Here are some ex that I use for my students...but dun just focus on the mechanical aspect......focus on the sound. These technics are only there as a means of getting the desired sound/effect.
1. For purely mechanical work:
...Hanon
...Schmitt
...School of Velocity

2. For technic and musicality
...Burgmuller
...Bertini ( for intermediate players )
...Cernzy ( pls note that there are different series for this )
...Bach preludes,inventions
...Stephen Heller studies

3. For advanced player
...Pischna ( to prepare for diploma technics... u`ll understand when u look at the book.)
...Liszt`s technical drills( These are not his Transcedental etudes...alot of pp do not know about these, check it out...they`re pretty good. )
...Rach`s etudes ( think of em as advanced repertoires instead)
...Chopin`s etudes ( same here)
...Liszt`s etudes ( same here )


----------



## Daniel (Jul 11, 2004)

> *..Burgmuller
> 
> ...Cernzy ( pls note that there are different series for this )*


Burgmüller is really charming.
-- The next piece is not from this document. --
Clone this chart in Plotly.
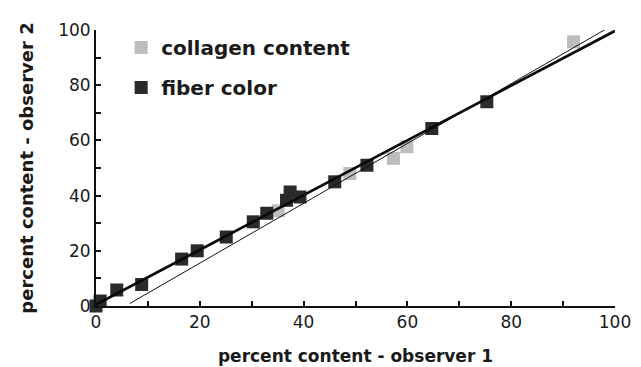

I liked him to play, because his character pieces were really joy to play.

Czerny oh well, so many books!!! I think one of the best studies to form your technics, good for Beethoven, Chopin and Liszt.

P.S. A curiouse interest @DW: You seem to be a professional in teaching. So you teach violin AND piano, right? For long? And also a soloist.  wow


----------